There have been several impactful architectural shifts in IT over the past several years, but none larger than the public cloud. The benefits and strategic “cloud first” mandates within the US Federal agencies have created a new set of requirements as the applications move from the on-prem data center, to the remote, less controlled public cloud (IaaS/SaaS). This transformation of application “location” is having an impact on several indirect factors, specifically how agencies approach next-generation WAN designs requirements, but also security, specifically controlling the access to these applications that reside in locations with far less visibility and control (i.e. the public cloud) as they once did in their localized on-prem data centers.

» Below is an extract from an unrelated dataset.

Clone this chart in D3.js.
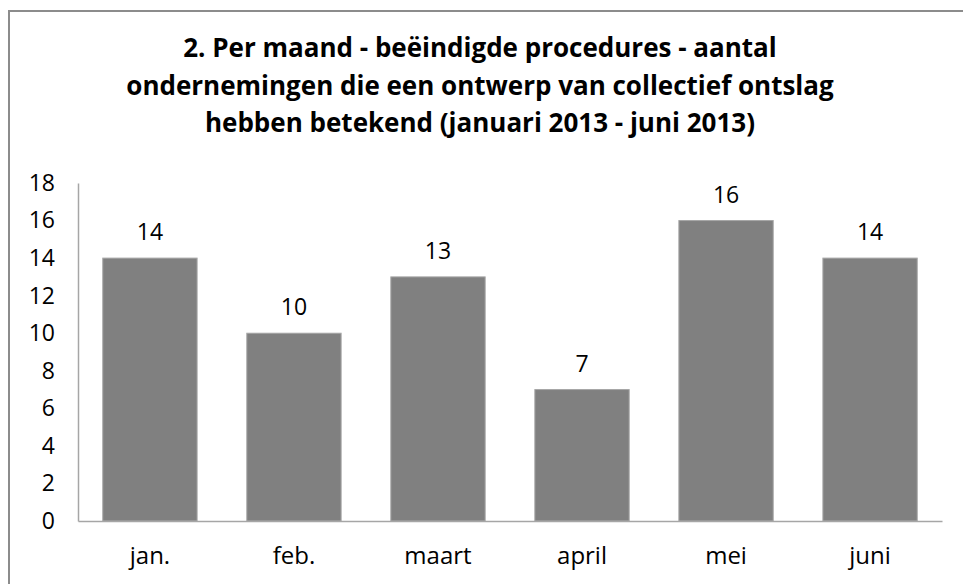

The CRN architecture can be divided into two general domains, each of which support critical components for securing and maintaining the Quality of Experience (QoE) needed as the applications relocate to the public cloud
The two key components include, per the diagram above, (1) the secure WAN domain, and (2) the introduction of the CoLocation center domain for the newly defined “Cloud Edge” demarcation.
The CoLocation center domain introduces a newer concept we define as “cloud edge”, leveraging a private cage within the CoLo facility for hosting both the WAN routers (discussed above) and the remote security stack for securing and controlling access to the public cloud IaaS/SaaS resources.
Colocation facilities provide cross connection services that simplify the interconnection to the transport and public cloud service providers. This architecture proposes a government agency leverages a private cage/rack within the CoLo to establish a new “cloud edge” demarcation point for security and visibility controls for agency traffic going to, or coming from, the applications residing in public cloud Iaas/SaaS services. This concept establishes a tighter security domain closer to the public cloud exchange point. Furthermore, this new “cloud edge” in the CoLo establishes the security controls and visibility closer to the applications (e.g. in the cloud) eliminating the need for back-haul to the security stack at the agency location not inline to the cloud edge. The strategic location of using Colocation facilities greatly reduces “hair-pinning” traffic and reduces latency and overall application performance to the cloud services, specifically for multi-cloud environments (e.g. traffic traversing from cloud provider 1 to cloud provider 2).
Finally, for the purposes of this proposal, the security guidelines are based on the DHS Trusted Internet Connection Reference Architecture Document v2.2 design recommendations and follow all of the required services for “External Connection Security Pattern” as stated by DHS policy.
The WAN domain can leverage any new or existing WAN solutions. Cisco SD-WAN is transforming into a preferred solution for this CRN design because of its application intelligent routing awareness over any transport (MPLS, Internet, 4G/LTE/5G). This applies either to the CoLocation center and through the security stack, or extending the WAN edge router directly into the public cloud provider via cloud On-Ramp capabilities for IaaS and SaaS. Alternative WAN solutions for extending the agency WAN into the CoLocation center can also include private IP, MPLS, or Segment Routing, and Cisco is recommending the use of WAN MACsec for securing the WAN links terminating into the agency rack inside the CoLocation centers.
Cisco's SD-WAN Fabric offers the following benefits:
- Segmentation: Topology-driven network-wide segmentation
- Service Chaining: Insertion of security services into the traffic flow, including firewalls, IDS, as well as third-party solutions.
- End-to-End Encryption: Secure, zero-trust, authenticated transport, the ability to extend the SD-WAN encrypted fabric into public cloud providers (such as AWS and Azure) by automatically instantiating virtual SD-WAN endpoints in the enterprise customer’s cloud region.
- Application Aware Routing: Intelligent traffic steering based on application awareness of the application’s locations (on-premise, public cloud like Amazon Web Services (AWS) and Azure, or SaaS) and SLA requirements needed over a specific WAN link, including application brownout mitigation.
- High-Availability: East/West COLO presence for geographic load-balancing and redundancy
- Transport independence: Major cost reduction relating to WAN, including circuit cost, operational expenditure, and the ability to leverage lower-cost bandwidth services, through transport optimization.
- Analytics: Advanced analytics for both real-time insight to the WAN fabric’s behavior, as well as future-looking “what-if” analysis for billing, capacity planning, all cloud managed.